The games with language are a delight and, as always with Pinter, there is an overwhelming sense of lampooning whole swathes of British society.

In the Dumb Waiter, Martin Freeman and Danny Dyer embody the fears and foibles, the doubts and insecurities, of two hired gunmen whose working conditions are less than desirable. It comes across as a classic double act, the one wish being that the play could be longer so we could enjoy them interminably.

Dyer looks and sounds like the classic hitman with his imposing presence and confident carriage. But he brings us a vulnerability that is the mark of a consummate actor.

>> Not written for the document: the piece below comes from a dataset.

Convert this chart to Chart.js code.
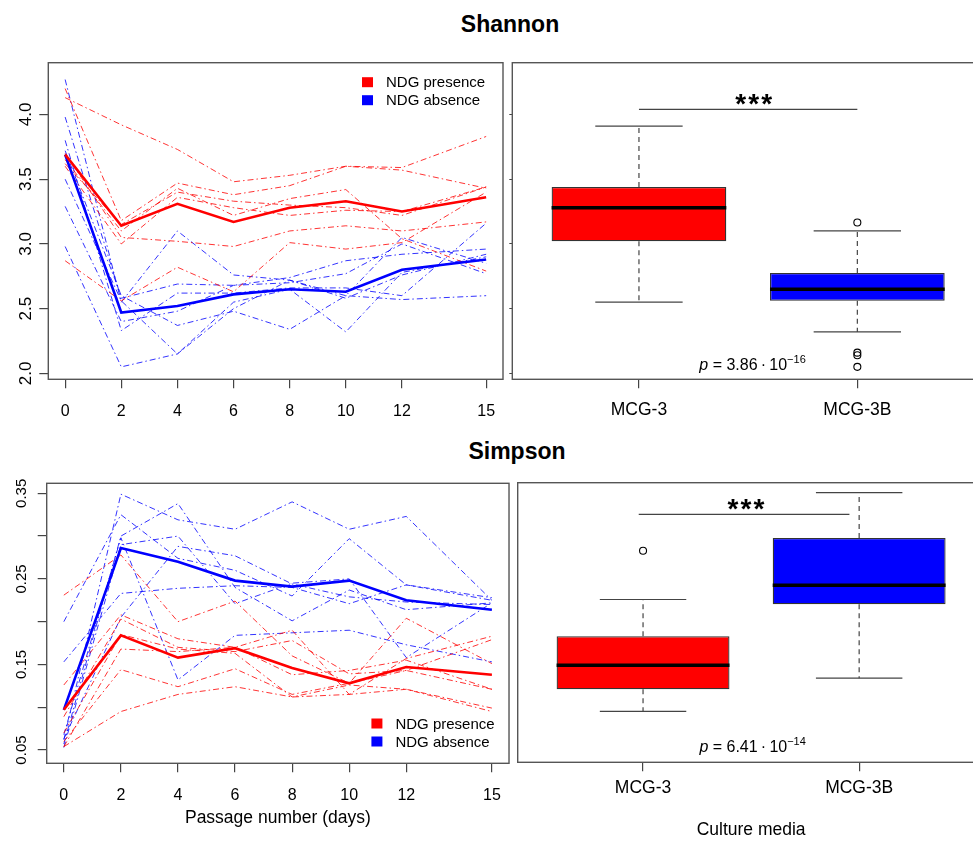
<!DOCTYPE html>
<html>
<head>
<meta charset="utf-8">
<script src="https://cdn.jsdelivr.net/npm/chart.js@4.4.0/dist/chart.umd.min.js"></script>
<style>
  body { margin: 0; width: 973px; height: 841px; overflow: hidden; background: #fff; position: relative;
         font-family: "Liberation Sans", Arial, sans-serif; }
  .panel { position: absolute; }
  .title { position: absolute; font-weight: bold; font-size: 23px; line-height: 23px; transform: translateX(-50%); white-space: nowrap; }
</style>
</head>
<body>
<div class="title" style="left:510px;top:13px">Shannon</div>
<div class="title" style="left:517px;top:440px">Simpson</div>
<canvas class="panel" id="shLine" width="510" height="430" style="left:0;top:0"></canvas>
<canvas class="panel" id="shBox" width="490" height="430" style="left:505px;top:0"></canvas>
<canvas class="panel" id="siLine" width="515" height="401" style="left:0;top:440px"></canvas>
<canvas class="panel" id="siBox" width="480" height="401" style="left:512px;top:440px"></canvas>
<script>
// passage days (x axis)
const days = [0, 2, 4, 6, 8, 10, 12, 15];
const groupLabels = ['NDG presence', 'NDG absence'];
const media = ['MCG-3', 'MCG-3B'];

// Shannon, single cultures
const shannonPresence = [
  [4.13, 3.92, 3.73, 3.48, 3.53, 3.60, 3.59, 3.83],
  [4.20, 3.18, 3.47, 3.38, 3.45, 3.60, 3.57, 3.43],
  [3.65, 3.10, 3.43, 3.22, 3.35, 3.42, 3.04, 2.79],
  [3.62, 3.15, 3.40, 3.33, 3.30, 3.28, 3.22, 3.44],
  [3.60, 3.00, 3.36, 3.28, 3.22, 3.26, 3.25, 3.44],
  [3.70, 3.05, 3.02, 2.98, 3.10, 3.14, 3.10, 3.17],
  [2.87, 2.56, 2.82, 2.63, 3.01, 2.96, 3.01, 3.40]
];
const shannonAbsence = [
  [4.27, 2.55, 3.10, 2.76, 2.72, 2.60, 3.05, 2.85],
  [3.98, 2.58, 2.69, 2.68, 2.74, 2.87, 2.92, 2.96],
  [3.80, 2.33, 2.62, 2.62, 2.66, 2.66, 2.60, 3.16],
  [3.72, 2.60, 2.37, 2.48, 2.34, 2.60, 2.57, 2.60],
  [3.50, 2.56, 2.15, 2.55, 2.65, 2.32, 2.78, 2.90],
  [3.29, 2.40, 2.48, 2.68, 2.70, 2.77, 3.00, 2.77],
  [2.98, 2.05, 2.15, 2.50, 2.72, 2.58, 2.76, 2.92]
];
const shannonPresenceMean = [3.69, 3.14, 3.31, 3.17, 3.28, 3.33, 3.25, 3.36];
const shannonAbsenceMean = [3.69, 2.47, 2.52, 2.61, 2.65, 2.63, 2.80, 2.88];
const shannonTicks = [2.0, 2.5, 3.0, 3.5, 4.0];

// Simpson, single cultures
const simpsonPresence = [
  [0.231, 0.278, 0.200, 0.224, 0.160, 0.128, 0.204, 0.151],
  [0.126, 0.208, 0.180, 0.170, 0.190, 0.115, 0.157, 0.183],
  [0.089, 0.203, 0.170, 0.165, 0.178, 0.139, 0.143, 0.179],
  [0.054, 0.168, 0.165, 0.170, 0.138, 0.143, 0.155, 0.121],
  [0.070, 0.185, 0.168, 0.163, 0.112, 0.126, 0.121, 0.099],
  [0.060, 0.144, 0.124, 0.145, 0.115, 0.128, 0.143, 0.121],
  [0.054, 0.095, 0.115, 0.124, 0.112, 0.115, 0.121, 0.095]
];
const simpsonAbsence = [
  [0.062, 0.349, 0.319, 0.308, 0.340, 0.308, 0.323, 0.225],
  [0.200, 0.325, 0.274, 0.260, 0.230, 0.297, 0.243, 0.228],
  [0.057, 0.300, 0.338, 0.240, 0.201, 0.237, 0.214, 0.222],
  [0.068, 0.298, 0.132, 0.184, 0.187, 0.190, 0.173, 0.153],
  [0.153, 0.233, 0.239, 0.242, 0.240, 0.221, 0.243, 0.225],
  [0.053, 0.290, 0.300, 0.221, 0.245, 0.250, 0.158, 0.222],
  [0.063, 0.205, 0.288, 0.277, 0.244, 0.229, 0.223, 0.220]
];
const simpsonPresenceMean = [0.097, 0.184, 0.158, 0.169, 0.146, 0.128, 0.147, 0.138];
const simpsonAbsenceMean = [0.097, 0.286, 0.270, 0.248, 0.241, 0.248, 0.225, 0.214];
const simpsonTicks = [0.05, 0.10, 0.15, 0.20, 0.25, 0.30, 0.35];
const simpsonTickLabels = ['0.05', '', '0.15', '', '0.25', '', '0.35'];

// box plot summaries per medium [MCG-3, MCG-3B]
const shannonLow = [2.55, 2.32];
const shannonQ1 = [3.02, 2.56];
const shannonMedian = [3.28, 2.65];
const shannonQ3 = [3.44, 2.775];
const shannonHigh = [3.91, 3.10];
const shannonOutliers = [[], [3.165, 2.16, 2.14, 2.05]];

const simpsonLow = [0.094, 0.133];
const simpsonQ1 = [0.120, 0.2195];
const simpsonMedian = [0.148, 0.2417];
const simpsonQ3 = [0.182, 0.297];
const simpsonHigh = [0.225, 0.350];
const simpsonOutliers = [[0.282], []];

const RED = '#ff0000', BLUE = '#0000ff';
const FONT = '"Liberation Sans", Arial, sans-serif';
Chart.defaults.font.family = FONT;
Chart.defaults.color = '#000';
Chart.defaults.animation = false;

const frame = {
  id: 'frame',
  afterDraw(chart) {
    const { ctx, chartArea: a } = chart;
    ctx.save();
    ctx.strokeStyle = '#555';
    ctx.lineWidth = 1.4;
    ctx.strokeRect(a.left, a.top, a.right - a.left, a.bottom - a.top);
    ctx.restore();
  }
};

const keyBox = {
  id: 'keyBox',
  afterDraw(chart, args, o) {
    if (!o.dx) return;
    const { ctx, chartArea: a } = chart;
    const x0 = a.right + o.dx;
    const y0 = (o.fromBottom ? a.bottom : a.top) + o.dy;
    ctx.save();
    ctx.font = '15px ' + FONT;
    ctx.textBaseline = 'middle';
    [RED, BLUE].forEach((c, i) => {
      const yc = y0 + i * 18;
      ctx.fillStyle = c;
      ctx.fillRect(x0, yc - 5, 11, 10);
      ctx.fillStyle = '#000';
      ctx.fillText(groupLabels[i], x0 + 24, yc + 1);
    });
    ctx.restore();
  }
};

const line = (ctx, x1, y1, x2, y2) => {
  ctx.beginPath(); ctx.moveTo(x1, y1); ctx.lineTo(x2, y2); ctx.stroke();
};

const boxParts = {
  id: 'boxParts',
  afterDatasetsDraw(chart, args, o) {
    if (!o.median) return;
    const { ctx, scales: { x, y } } = chart;
    const bars = chart.getDatasetMeta(0).data;
    ctx.save();
    o.median.forEach((m, i) => {
      const cx = x.getPixelForValue(i + 1);
      const half = bars[i].width / 2;
      ctx.strokeStyle = '#444';
      ctx.lineWidth = 1.2;
      ctx.setLineDash([5, 4]);
      line(ctx, cx, y.getPixelForValue(o.q3[i]), cx, y.getPixelForValue(o.high[i]));
      line(ctx, cx, y.getPixelForValue(o.q1[i]), cx, y.getPixelForValue(o.low[i]));
      ctx.setLineDash([]);
      const yh = y.getPixelForValue(o.high[i]), yl = y.getPixelForValue(o.low[i]);
      line(ctx, cx - half / 2, yh, cx + half / 2, yh);
      line(ctx, cx - half / 2, yl, cx + half / 2, yl);
      ctx.strokeStyle = '#000';
      ctx.lineWidth = 3.5;
      const ym = y.getPixelForValue(m);
      line(ctx, cx - half, ym, cx + half, ym);
    });
    ctx.restore();
  }
};

const signif = {
  id: 'signif',
  afterDraw(chart, args, o) {
    if (!o.bracketY) return;
    const { ctx, scales: { x, y } } = chart;
    ctx.save();
    const yb = y.getPixelForValue(o.bracketY);
    ctx.strokeStyle = '#444';
    ctx.lineWidth = 1.2;
    line(ctx, x.getPixelForValue(o.from), yb, x.getPixelForValue(o.to), yb);
    // stars
    ctx.fillStyle = '#000';
    ctx.font = 'bold 28px ' + FONT;
    ctx.textAlign = 'center';
    ctx.textBaseline = 'alphabetic';
    const sx = x.getPixelForValue(o.starsX);
    [-13, 0, 13].forEach(d => ctx.fillText('*', sx + d, yb + 4));
    // p value
    const parts = [
      { t: 'p', f: 'italic 16px ' + FONT, dy: 0 },
      { t: ' = ' + o.pMant + '\u2009\u00b7\u200910', f: '16px ' + FONT, dy: 0 },
      { t: '\u2212' + o.pExp, f: '11px ' + FONT, dy: -7 }
    ];
    let w = 0;
    parts.forEach(p => { ctx.font = p.f; p.w = ctx.measureText(p.t).width; w += p.w; });
    let px = x.getPixelForValue(o.pX) - w / 2;
    const py = y.getPixelForValue(o.pY);
    ctx.textAlign = 'left';
    parts.forEach(p => { ctx.font = p.f; ctx.fillText(p.t, px, py + p.dy); px += p.w; });
    ctx.restore();
  }
};

const pts = arr => arr.map((v, i) => ({ x: days[i], y: v }));

function lineChart(id, presence, absence, presMean, absMean, y, key, xTitle, layout) {
  const thin = (arr, c) => ({ data: pts(arr), borderColor: c, borderWidth: 1, borderDash: [6, 3, 1.5, 3], pointRadius: 0 });
  new Chart(document.getElementById(id), {
    type: 'line',
    data: {
      datasets: [
        { data: pts(presMean), borderColor: RED, borderWidth: 2.6, pointRadius: 0 },
        { data: pts(absMean), borderColor: BLUE, borderWidth: 2.6, pointRadius: 0 },
        ...presence.map(a => thin(a, 'rgba(255,0,0,0.8)')),
        ...absence.map(a => thin(a, 'rgba(0,0,255,0.8)'))
      ]
    },
    options: {
      responsive: false,
      layout: { padding: layout.padding },
      plugins: { legend: { display: false }, tooltip: { enabled: false }, keyBox: key },
      scales: {
        x: {
          type: 'linear', min: -0.6, max: 15.6, bounds: 'data',
          afterBuildTicks: s => { s.ticks = days.map(v => ({ value: v })); },
          ticks: { font: { size: 16 }, padding: 14, maxRotation: 0, autoSkip: false },
          grid: { drawOnChartArea: false, tickLength: 9, color: '#444', lineWidth: 1.2 },
          border: { display: false },
          title: { display: !!xTitle, text: xTitle, font: { size: 17.5 }, padding: 0 },
          afterFit: s => { s.height = layout.xHeight; }
        },
        y: {
          type: 'linear', min: y.min, max: y.max, bounds: 'data',
          afterBuildTicks: s => { s.ticks = y.ticks.map(v => ({ value: v })); },
          ticks: { font: { size: y.font }, padding: 1, minRotation: 90, maxRotation: 90, crossAlign: 'center', autoSkip: false, callback: y.label },
          grid: { drawOnChartArea: false, tickLength: 9, color: '#444', lineWidth: 1.2 },
          border: { display: false },
          afterFit: s => { s.width = layout.yWidth; }
        }
      }
    },
    plugins: [frame, keyBox]
  });
}

function boxChart(id, st, y, sig, xTitle, layout) {
  const outliers = [];
  st.outliers.forEach((list, i) => list.forEach(v => outliers.push({ x: i + 1, y: v })));
  new Chart(document.getElementById(id), {
    type: 'bar',
    data: {
      datasets: [
        { type: 'bar', data: media.map((m, i) => ({ x: i + 1, y: [st.q1[i], st.q3[i]] })),
          backgroundColor: [RED, BLUE], borderColor: '#333', borderWidth: 1.3, borderSkipped: false,
          categoryPercentage: 1, barPercentage: 0.8 },
        { type: 'scatter', data: outliers, pointRadius: 3.5, pointStyle: 'circle',
          backgroundColor: 'rgba(0,0,0,0)', borderColor: '#000', borderWidth: 1.1 }
      ]
    },
    options: {
      responsive: false,
      layout: { padding: layout.padding },
      plugins: { legend: { display: false }, tooltip: { enabled: false }, boxParts: st, signif: sig },
      scales: {
        x: {
          type: 'linear', min: 0.42, max: 2.58, bounds: 'data', offset: false,
          afterBuildTicks: s => { s.ticks = media.map((m, i) => ({ value: i + 1 })); },
          ticks: { font: { size: 17.5 }, padding: layout.labelPad, maxRotation: 0, autoSkip: false, callback: v => media[v - 1] },
          grid: { offset: false, drawOnChartArea: false, tickLength: 9, color: '#444', lineWidth: 1.2 },
          border: { display: false },
          title: { display: !!xTitle, text: xTitle, font: { size: 17.5 }, padding: 0 },
          afterFit: s => { s.height = layout.xHeight; }
        },
        y: {
          type: 'linear', min: y.min, max: y.max, bounds: 'data',
          afterBuildTicks: s => { s.ticks = y.ticks.map(v => ({ value: v })); },
          ticks: { display: false },
          grid: { display: layout.yTicks, drawOnChartArea: false, tickLength: 3, color: '#444', lineWidth: 1 },
          border: { display: false },
          afterFit: s => { s.width = layout.yWidth; }
        }
      }
    },
    plugins: [frame, boxParts, signif]
  });
}

const shannonY = { min: 1.954, max: 4.40, ticks: shannonTicks, font: 17, label: v => v.toFixed(1) };
const simpsonY = { min: 0.0345, max: 0.3617, ticks: simpsonTicks, font: 15, label: (v, i) => simpsonTickLabels[i] };

lineChart('shLine', shannonPresence, shannonAbsence, shannonPresenceMean, shannonAbsenceMean, shannonY,
  { dx: -141, dy: 19.5, fromBottom: false }, '',
  { padding: { left: 0, top: 62.7, right: 7, bottom: 0 }, xHeight: 50.7, yWidth: 48.3 });

lineChart('siLine', simpsonPresence, simpsonAbsence, simpsonPresenceMean, simpsonAbsenceMean, simpsonY,
  { dx: -137.6, dy: -39.8, fromBottom: true }, 'Passage number (days)',
  { padding: { left: 0, top: 43.3, right: 5.7, bottom: 12.7 }, xHeight: 65, yWidth: 46.7 });

boxChart('shBox',
  { low: shannonLow, q1: shannonQ1, median: shannonMedian, q3: shannonQ3, high: shannonHigh, outliers: shannonOutliers },
  shannonY,
  { bracketY: 4.04, from: 1, to: 2, starsX: 1.525, pX: 1.52, pY: 2.025, pMant: '3.86', pExp: '16' }, '',
  { padding: { left: 0, top: 62.7, right: 11, bottom: 0 }, xHeight: 50.7, yWidth: 7.3, labelPad: 11, yTicks: true });

boxChart('siBox',
  { low: simpsonLow, q1: simpsonQ1, median: simpsonMedian, q3: simpsonQ3, high: simpsonHigh, outliers: simpsonOutliers },
  simpsonY,
  { bracketY: 0.3246, from: 0.98, to: 1.955, starsX: 1.476, pX: 1.507, pY: 0.0461, pMant: '6.41', pExp: '14' }, 'Culture media',
  { padding: { left: 0, top: 42.7, right: 7.5, bottom: 0 }, xHeight: 78.7, yWidth: 5.7, labelPad: 6, yTicks: false });
</script>
</body>
</html>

He seems to sweat and hesitate even while barking curt instructions to his companion, while Freeman, resisting the temptation to play for laughs, in fact garners more through a brilliantly real depiction of a man who somehow understands that the power in his organisation is fearsome, unpredictable and ready to swoop.

These are star performances only matched by that of the eponymous dumb waiter which falls repeatedly, as noisy and decisive as a guillotine.

Producer and director Jamie Lloyd’s dream has turned into a landmark theatrical event. It’s been a huge tribute to Pinter, a showcase of extraordinary talent and a chance for theatre professionals to parade the state of their art.

For audiences, it’s been a trail of discovery and a brilliant platform for the one-act play.

Splendid.

Runs until February 23, box office: pinteratthepinter.com.